Consider the “buy-versus-build” debate. Should Wilkins turn to an established provider for the province’s Web services needs, or should he and his team build the system from the ground up?
Crawford said there are certain things to keep in mind. Wilkins might find it easier to provision the platform from a vendor, but licenses can be pricey and because of the one-size-fits-all format, “often there are tweaks required,” Crawford said. “Vendors try to throw their own consultants in to help with that. It can get expensive.”
Wilkins could build a Web services platform and forego the licensing fees, but he would add the cost of in-house developers to the equation. And starting from scratch takes more time than buying a pre-built system, Crawford said.
Check out the different Web services platforms for further insight, Crawford said. On one hand Wilkins could use the open source Java 2 Enterprise Edition (J2EE) platform created by Sun Microsystems Inc. On the other, he might choose Microsoft Corp.’s Web services entrant, .Net.

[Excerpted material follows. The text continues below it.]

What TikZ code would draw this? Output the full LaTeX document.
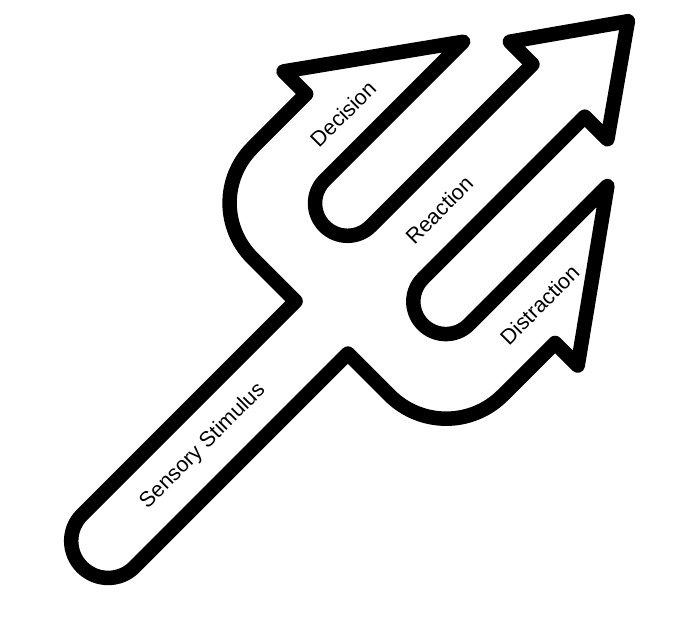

Based on an established programming language in Java, J2EE counts as the more proven platform, Crawford said. It’s “vendor neutral,” in that a number of companies, including IBM Corp. and Borland Software Corp., develop with J2EE. As well, J2EE is an open-source program, so licenses can be obtained for free.
On the other hand, “J2EE is not an easy thing to use,” Crawford said. “You have to go through every step to make it work.”
Microsoft’s .Net is relatively easy to use, Crawford said, adding that certain work-arounds built into the system make for quick development. Also, .Net understands many languages, including Visual Basic and C#, so developers can work in the language of their choice.
However, compared to J2EE, .Net is “unproven,” Crawford said. And its multilingual nature offends his own development philosophy: “I’m a big fan of picking one language and sticking to it,” he said, adding that it makes development less complicated.
Did Crawford’s presentation give Wilkins the answers he sought? Frankly, no, it didn’t. After the conference Wilkins said he wanted to learn about the future of this newfangled term “Web services” – where is the technology headed? Who will use it? How will it affect the enterprise?
“I didn’t see any of that here at all,” Wilkins said.
Perhaps it’s because as far as Crawford is concerned, Web services may be a new term, but it’s far from a new concept. If Wilkins wants to know about its future, maybe he should consider the past.
“It’s basically transferring data around a network,” Crawford said. “‘Web services’ is just a fancy word for what we’ve already been doing.”